## Objective
Make an exact transcription of the material, leaving out all images.
# START OF Material
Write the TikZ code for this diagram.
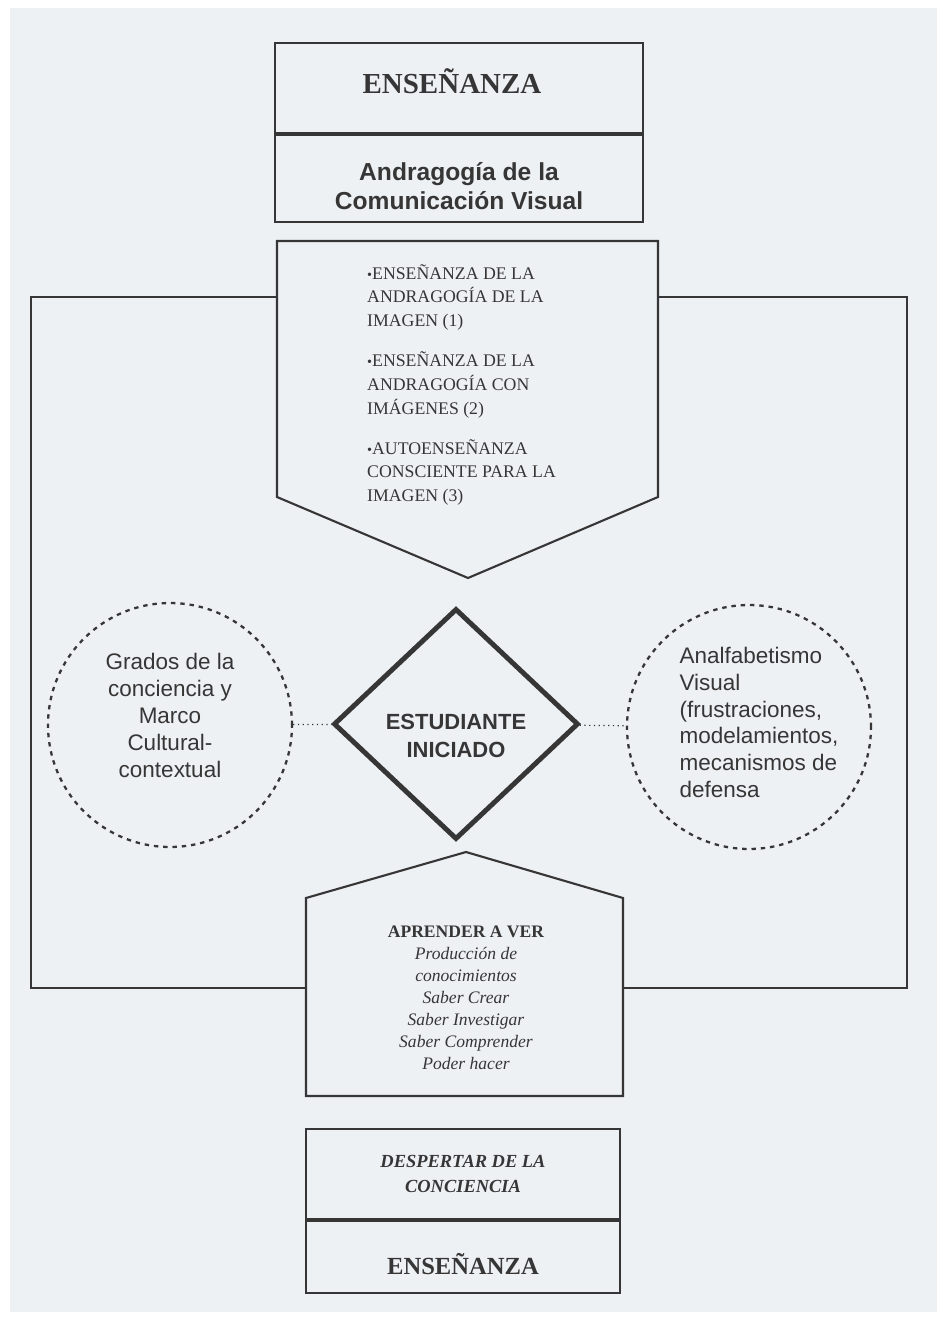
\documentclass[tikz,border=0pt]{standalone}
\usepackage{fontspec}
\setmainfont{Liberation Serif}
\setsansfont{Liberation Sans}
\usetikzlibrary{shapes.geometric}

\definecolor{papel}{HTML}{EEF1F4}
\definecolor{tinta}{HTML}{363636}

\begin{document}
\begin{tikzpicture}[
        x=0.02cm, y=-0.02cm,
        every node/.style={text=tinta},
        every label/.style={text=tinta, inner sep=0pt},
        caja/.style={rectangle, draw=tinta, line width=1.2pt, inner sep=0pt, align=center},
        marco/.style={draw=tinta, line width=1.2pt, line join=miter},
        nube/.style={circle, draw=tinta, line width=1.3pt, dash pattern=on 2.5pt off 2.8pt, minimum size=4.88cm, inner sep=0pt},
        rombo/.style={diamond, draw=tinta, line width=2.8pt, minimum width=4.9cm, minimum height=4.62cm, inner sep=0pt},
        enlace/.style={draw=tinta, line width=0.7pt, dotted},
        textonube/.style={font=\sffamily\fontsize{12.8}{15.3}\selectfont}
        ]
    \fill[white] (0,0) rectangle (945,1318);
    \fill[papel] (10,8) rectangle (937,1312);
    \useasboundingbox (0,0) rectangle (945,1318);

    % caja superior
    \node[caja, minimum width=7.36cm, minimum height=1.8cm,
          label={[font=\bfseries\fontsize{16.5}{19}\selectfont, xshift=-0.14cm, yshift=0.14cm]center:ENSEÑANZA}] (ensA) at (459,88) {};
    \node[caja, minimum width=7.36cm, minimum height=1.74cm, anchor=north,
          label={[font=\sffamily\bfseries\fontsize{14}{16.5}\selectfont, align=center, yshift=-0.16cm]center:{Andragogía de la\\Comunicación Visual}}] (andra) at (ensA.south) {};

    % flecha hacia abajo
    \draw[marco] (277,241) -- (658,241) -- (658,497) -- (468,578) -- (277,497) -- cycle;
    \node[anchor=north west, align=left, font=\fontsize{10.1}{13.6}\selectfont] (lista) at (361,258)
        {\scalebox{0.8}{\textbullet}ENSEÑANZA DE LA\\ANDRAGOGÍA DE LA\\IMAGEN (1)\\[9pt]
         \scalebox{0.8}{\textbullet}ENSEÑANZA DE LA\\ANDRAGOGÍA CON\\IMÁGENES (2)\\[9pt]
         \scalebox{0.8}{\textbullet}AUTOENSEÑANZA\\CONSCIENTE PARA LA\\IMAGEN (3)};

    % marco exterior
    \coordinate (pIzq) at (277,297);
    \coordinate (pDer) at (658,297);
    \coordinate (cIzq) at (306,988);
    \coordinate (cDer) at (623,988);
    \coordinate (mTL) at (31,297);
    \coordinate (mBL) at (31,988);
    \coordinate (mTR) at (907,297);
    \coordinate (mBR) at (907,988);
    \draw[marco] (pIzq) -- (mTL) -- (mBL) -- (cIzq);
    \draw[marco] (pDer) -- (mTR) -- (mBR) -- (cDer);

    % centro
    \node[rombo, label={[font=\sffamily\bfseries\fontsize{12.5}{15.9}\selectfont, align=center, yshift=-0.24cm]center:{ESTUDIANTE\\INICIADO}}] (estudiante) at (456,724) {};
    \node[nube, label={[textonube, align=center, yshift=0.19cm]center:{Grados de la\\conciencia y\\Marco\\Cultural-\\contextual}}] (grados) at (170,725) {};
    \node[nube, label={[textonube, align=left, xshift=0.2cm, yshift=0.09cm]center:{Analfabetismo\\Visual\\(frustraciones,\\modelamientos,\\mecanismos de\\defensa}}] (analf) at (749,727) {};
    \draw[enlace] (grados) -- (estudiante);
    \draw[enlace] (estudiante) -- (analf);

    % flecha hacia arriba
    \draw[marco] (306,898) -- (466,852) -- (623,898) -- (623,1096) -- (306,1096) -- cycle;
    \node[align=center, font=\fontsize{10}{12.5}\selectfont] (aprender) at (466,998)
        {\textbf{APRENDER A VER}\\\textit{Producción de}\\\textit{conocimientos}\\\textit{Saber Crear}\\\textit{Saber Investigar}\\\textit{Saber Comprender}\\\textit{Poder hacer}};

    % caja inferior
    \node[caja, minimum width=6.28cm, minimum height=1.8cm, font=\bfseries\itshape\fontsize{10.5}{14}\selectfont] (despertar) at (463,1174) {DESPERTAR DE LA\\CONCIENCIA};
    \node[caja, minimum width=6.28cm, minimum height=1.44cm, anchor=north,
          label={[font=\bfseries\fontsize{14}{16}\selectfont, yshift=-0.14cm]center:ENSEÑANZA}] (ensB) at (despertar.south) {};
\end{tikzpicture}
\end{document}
# END OF Material
## Task result
Write the TikZ code for this diagram.
\documentclass[tikz,border=0pt]{standalone}
\usepackage{fontspec}
\setmainfont{Liberation Serif}
\setsansfont{Liberation Sans}
\usetikzlibrary{shapes.geometric}

\definecolor{papel}{HTML}{EEF1F4}
\definecolor{tinta}{HTML}{363636}

\begin{document}
\begin{tikzpicture}[
        x=0.02cm, y=-0.02cm,
        every node/.style={text=tinta},
        every label/.style={text=tinta, inner sep=0pt},
        caja/.style={rectangle, draw=tinta, line width=1.2pt, inner sep=0pt, align=center},
        marco/.style={draw=tinta, line width=1.2pt, line join=miter},
        nube/.style={circle, draw=tinta, line width=1.3pt, dash pattern=on 2.5pt off 2.8pt, minimum size=4.88cm, inner sep=0pt},
        rombo/.style={diamond, draw=tinta, line width=2.8pt, minimum width=4.9cm, minimum height=4.62cm, inner sep=0pt},
        enlace/.style={draw=tinta, line width=0.7pt, dotted},
        textonube/.style={font=\sffamily\fontsize{12.8}{15.3}\selectfont}
        ]
    \fill[white] (0,0) rectangle (945,1318);
    \fill[papel] (10,8) rectangle (937,1312);
    \useasboundingbox (0,0) rectangle (945,1318);

    % caja superior
    \node[caja, minimum width=7.36cm, minimum height=1.8cm,
          label={[font=\bfseries\fontsize{16.5}{19}\selectfont, xshift=-0.14cm, yshift=0.14cm]center:ENSEÑANZA}] (ensA) at (459,88) {};
    \node[caja, minimum width=7.36cm, minimum height=1.74cm, anchor=north,
          label={[font=\sffamily\bfseries\fontsize{14}{16.5}\selectfont, align=center, yshift=-0.16cm]center:{Andragogía de la\\Comunicación Visual}}] (andra) at (ensA.south) {};

    % flecha hacia abajo
    \draw[marco] (277,241) -- (658,241) -- (658,497) -- (468,578) -- (277,497) -- cycle;
    \node[anchor=north west, align=left, font=\fontsize{10.1}{13.6}\selectfont] (lista) at (361,258)
        {\scalebox{0.8}{\textbullet}ENSEÑANZA DE LA\\ANDRAGOGÍA DE LA\\IMAGEN (1)\\[9pt]
         \scalebox{0.8}{\textbullet}ENSEÑANZA DE LA\\ANDRAGOGÍA CON\\IMÁGENES (2)\\[9pt]
         \scalebox{0.8}{\textbullet}AUTOENSEÑANZA\\CONSCIENTE PARA LA\\IMAGEN (3)};

    % marco exterior
    \coordinate (pIzq) at (277,297);
    \coordinate (pDer) at (658,297);
    \coordinate (cIzq) at (306,988);
    \coordinate (cDer) at (623,988);
    \coordinate (mTL) at (31,297);
    \coordinate (mBL) at (31,988);
    \coordinate (mTR) at (907,297);
    \coordinate (mBR) at (907,988);
    \draw[marco] (pIzq) -- (mTL) -- (mBL) -- (cIzq);
    \draw[marco] (pDer) -- (mTR) -- (mBR) -- (cDer);

    % centro
    \node[rombo, label={[font=\sffamily\bfseries\fontsize{12.5}{15.9}\selectfont, align=center, yshift=-0.24cm]center:{ESTUDIANTE\\INICIADO}}] (estudiante) at (456,724) {};
    \node[nube, label={[textonube, align=center, yshift=0.19cm]center:{Grados de la\\conciencia y\\Marco\\Cultural-\\contextual}}] (grados) at (170,725) {};
    \node[nube, label={[textonube, align=left, xshift=0.2cm, yshift=0.09cm]center:{Analfabetismo\\Visual\\(frustraciones,\\modelamientos,\\mecanismos de\\defensa}}] (analf) at (749,727) {};
    \draw[enlace] (grados) -- (estudiante);
    \draw[enlace] (estudiante) -- (analf);

    % flecha hacia arriba
    \draw[marco] (306,898) -- (466,852) -- (623,898) -- (623,1096) -- (306,1096) -- cycle;
    \node[align=center, font=\fontsize{10}{12.5}\selectfont] (aprender) at (466,998)
        {\textbf{APRENDER A VER}\\\textit{Producción de}\\\textit{conocimientos}\\\textit{Saber Crear}\\\textit{Saber Investigar}\\\textit{Saber Comprender}\\\textit{Poder hacer}};

    % caja inferior
    \node[caja, minimum width=6.28cm, minimum height=1.8cm, font=\bfseries\itshape\fontsize{10.5}{14}\selectfont] (despertar) at (463,1174) {DESPERTAR DE LA\\CONCIENCIA};
    \node[caja, minimum width=6.28cm, minimum height=1.44cm, anchor=north,
          label={[font=\bfseries\fontsize{14}{16}\selectfont, yshift=-0.14cm]center:ENSEÑANZA}] (ensB) at (despertar.south) {};
\end{tikzpicture}
\end{document}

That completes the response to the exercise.